## What is needed
Pictures aside, quote the whole listing exactly.

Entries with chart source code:

━━━━━━━━━━

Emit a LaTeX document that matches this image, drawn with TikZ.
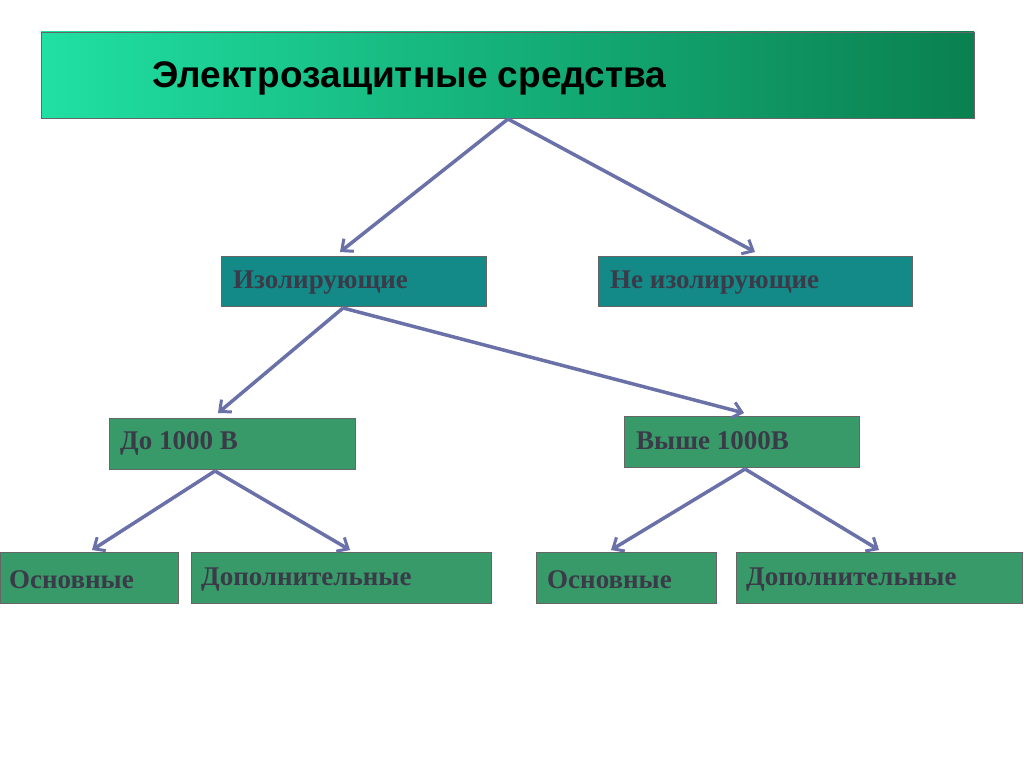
\documentclass[tikz,border=0pt]{standalone}
\usepackage{fontspec}
\setmainfont{Liberation Serif}
\newfontfamily\hsans{Liberation Sans}
\usetikzlibrary{arrows.meta,shadows}
\definecolor{tealbox}{HTML}{138A87}
\definecolor{greenbox}{HTML}{389A68}
\definecolor{arr}{HTML}{6A70A8}
\definecolor{txt}{HTML}{3A3A48}
\definecolor{gl}{HTML}{20E0A2}
\definecolor{gr}{HTML}{0A8050}
\begin{document}
\begin{tikzpicture}[x=1pt,y=-1pt,
  bx/.style={draw=black!60,line width=0.8pt},
  lbl/.style={anchor=west,inner sep=0pt,text=txt,font=\fontsize{27}{30}\selectfont\bfseries},
  con/.style={draw=arr,line width=3.5pt,-{Straight Barb[length=9pt,width=16pt,line width=3pt]}}]
\useasboundingbox (0,0) rectangle (1024,767);
\fill[white] (0,0) rectangle (1024,767);
\shade[left color=gl,right color=gr,draw=black!60,line width=0.8pt] (41,32) rectangle (974,118);
\node[anchor=west,inner sep=0pt,font=\hsans\fontsize{37}{40}\selectfont\bfseries] (t) at (152,78) {Электрозащитные средства};
\coordinate (tb) at (508,119);
\fill[bx,fill=tealbox] (221,256) rectangle (486,306);
\fill[bx,fill=tealbox] (598,256) rectangle (912,306);
\fill[bx,fill=greenbox] (109,418) rectangle (355,469);
\fill[bx,fill=greenbox] (624,416) rectangle (859,467);
\fill[bx,fill=greenbox] (0,552) rectangle (178,603);
\fill[bx,fill=greenbox] (191,552) rectangle (491,603);
\fill[bx,fill=greenbox] (536,552) rectangle (716,603);
\fill[bx,fill=greenbox] (736,552) rectangle (1022,603);
\node[lbl] (iz) at (233,283) {Изолирующие};
\node[lbl] (niz) at (610,283) {Не изолирующие};
\node[lbl] (d1) at (120,443) {До 1000 В};
\node[lbl] (v1) at (636,441) {Выше 1000В};
\node[lbl] (o1) at (9,580) {Основные};
\node[lbl] (p1) at (201,580) {Дополнительные};
\node[lbl] (o2) at (547,580) {Основные};
\node[lbl] (p2) at (746,580) {Дополнительные};
\coordinate (a1) at (340,252); \coordinate (a2) at (755,252);
\coordinate (b0) at (343,308); \coordinate (b1) at (218,413); \coordinate (b2) at (744,413);
\coordinate (c0) at (215,471); \coordinate (c1) at (92,550); \coordinate (c2) at (350,550);
\coordinate (e0) at (745,469); \coordinate (e1) at (611,550); \coordinate (e2) at (879,550);
\draw[con] (tb) -- (a1); \draw[con] (tb) -- (a2);
\draw[con] (b0) -- (b1); \draw[con] (b0) -- (b2);
\draw[con] (c0) -- (c1); \draw[con] (c0) -- (c2);
\draw[con] (e0) -- (e1); \draw[con] (e0) -- (e2);
\end{tikzpicture}
\end{document}
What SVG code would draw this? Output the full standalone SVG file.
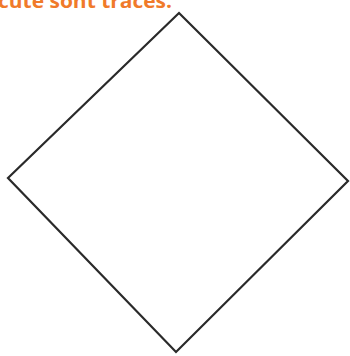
<svg xmlns="http://www.w3.org/2000/svg" width="350" height="356" viewBox="0 0 350 356">
<style>
.lbl{font-family:"Open Sans","Liberation Sans",sans-serif;font-weight:bold;font-size:20px;fill:#f07a2a}
.shape{fill:none;stroke:#2a2a2a;stroke-width:2.2;stroke-linejoin:miter}
</style>
<rect width="350" height="356" fill="#ffffff"/>
<g id="caption"><text class="lbl" x="-2" y="8" textLength="174" lengthAdjust="spacingAndGlyphs">cute sont tracés.</text></g>
<g id="diamond"><polygon class="shape" points="179,13 348,181 176,352 8,178"/></g>
</svg>
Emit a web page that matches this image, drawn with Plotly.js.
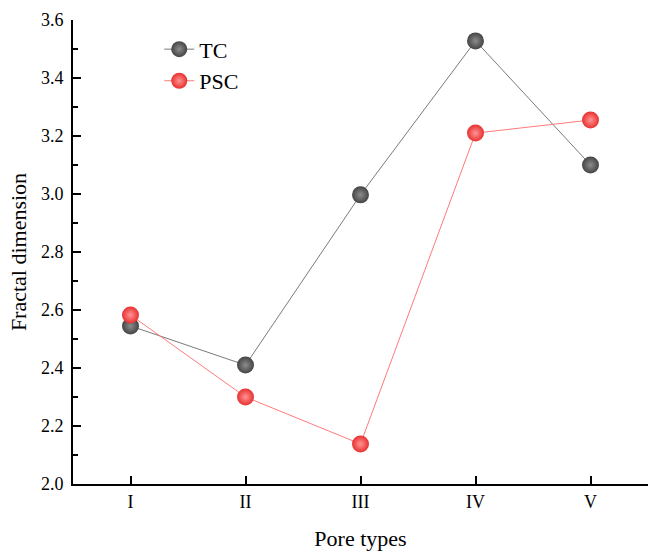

━━━━━━━━━━

## Answer to the problem
Emit a LaTeX document that matches this image, drawn with TikZ.
\documentclass[tikz,border=0pt]{standalone}
\usepackage{fontspec}
\setmainfont{Liberation Serif}
\newfontfamily\hsans{Liberation Sans}
\usetikzlibrary{arrows.meta,shadows}
\definecolor{tealbox}{HTML}{138A87}
\definecolor{greenbox}{HTML}{389A68}
\definecolor{arr}{HTML}{6A70A8}
\definecolor{txt}{HTML}{3A3A48}
\definecolor{gl}{HTML}{20E0A2}
\definecolor{gr}{HTML}{0A8050}
\begin{document}
\begin{tikzpicture}[x=1pt,y=-1pt,
  bx/.style={draw=black!60,line width=0.8pt},
  lbl/.style={anchor=west,inner sep=0pt,text=txt,font=\fontsize{27}{30}\selectfont\bfseries},
  con/.style={draw=arr,line width=3.5pt,-{Straight Barb[length=9pt,width=16pt,line width=3pt]}}]
\useasboundingbox (0,0) rectangle (1024,767);
\fill[white] (0,0) rectangle (1024,767);
\shade[left color=gl,right color=gr,draw=black!60,line width=0.8pt] (41,32) rectangle (974,118);
\node[anchor=west,inner sep=0pt,font=\hsans\fontsize{37}{40}\selectfont\bfseries] (t) at (152,78) {Электрозащитные средства};
\coordinate (tb) at (508,119);
\fill[bx,fill=tealbox] (221,256) rectangle (486,306);
\fill[bx,fill=tealbox] (598,256) rectangle (912,306);
\fill[bx,fill=greenbox] (109,418) rectangle (355,469);
\fill[bx,fill=greenbox] (624,416) rectangle (859,467);
\fill[bx,fill=greenbox] (0,552) rectangle (178,603);
\fill[bx,fill=greenbox] (191,552) rectangle (491,603);
\fill[bx,fill=greenbox] (536,552) rectangle (716,603);
\fill[bx,fill=greenbox] (736,552) rectangle (1022,603);
\node[lbl] (iz) at (233,283) {Изолирующие};
\node[lbl] (niz) at (610,283) {Не изолирующие};
\node[lbl] (d1) at (120,443) {До 1000 В};
\node[lbl] (v1) at (636,441) {Выше 1000В};
\node[lbl] (o1) at (9,580) {Основные};
\node[lbl] (p1) at (201,580) {Дополнительные};
\node[lbl] (o2) at (547,580) {Основные};
\node[lbl] (p2) at (746,580) {Дополнительные};
\coordinate (a1) at (340,252); \coordinate (a2) at (755,252);
\coordinate (b0) at (343,308); \coordinate (b1) at (218,413); \coordinate (b2) at (744,413);
\coordinate (c0) at (215,471); \coordinate (c1) at (92,550); \coordinate (c2) at (350,550);
\coordinate (e0) at (745,469); \coordinate (e1) at (611,550); \coordinate (e2) at (879,550);
\draw[con] (tb) -- (a1); \draw[con] (tb) -- (a2);
\draw[con] (b0) -- (b1); \draw[con] (b0) -- (b2);
\draw[con] (c0) -- (c1); \draw[con] (c0) -- (c2);
\draw[con] (e0) -- (e1); \draw[con] (e0) -- (e2);
\end{tikzpicture}
\end{document}
What SVG code would draw this? Output the full standalone SVG file.
<svg xmlns="http://www.w3.org/2000/svg" width="350" height="356" viewBox="0 0 350 356">
<style>
.lbl{font-family:"Open Sans","Liberation Sans",sans-serif;font-weight:bold;font-size:20px;fill:#f07a2a}
.shape{fill:none;stroke:#2a2a2a;stroke-width:2.2;stroke-linejoin:miter}
</style>
<rect width="350" height="356" fill="#ffffff"/>
<g id="caption"><text class="lbl" x="-2" y="8" textLength="174" lengthAdjust="spacingAndGlyphs">cute sont tracés.</text></g>
<g id="diamond"><polygon class="shape" points="179,13 348,181 176,352 8,178"/></g>
</svg>
Emit a web page that matches this image, drawn with Plotly.js.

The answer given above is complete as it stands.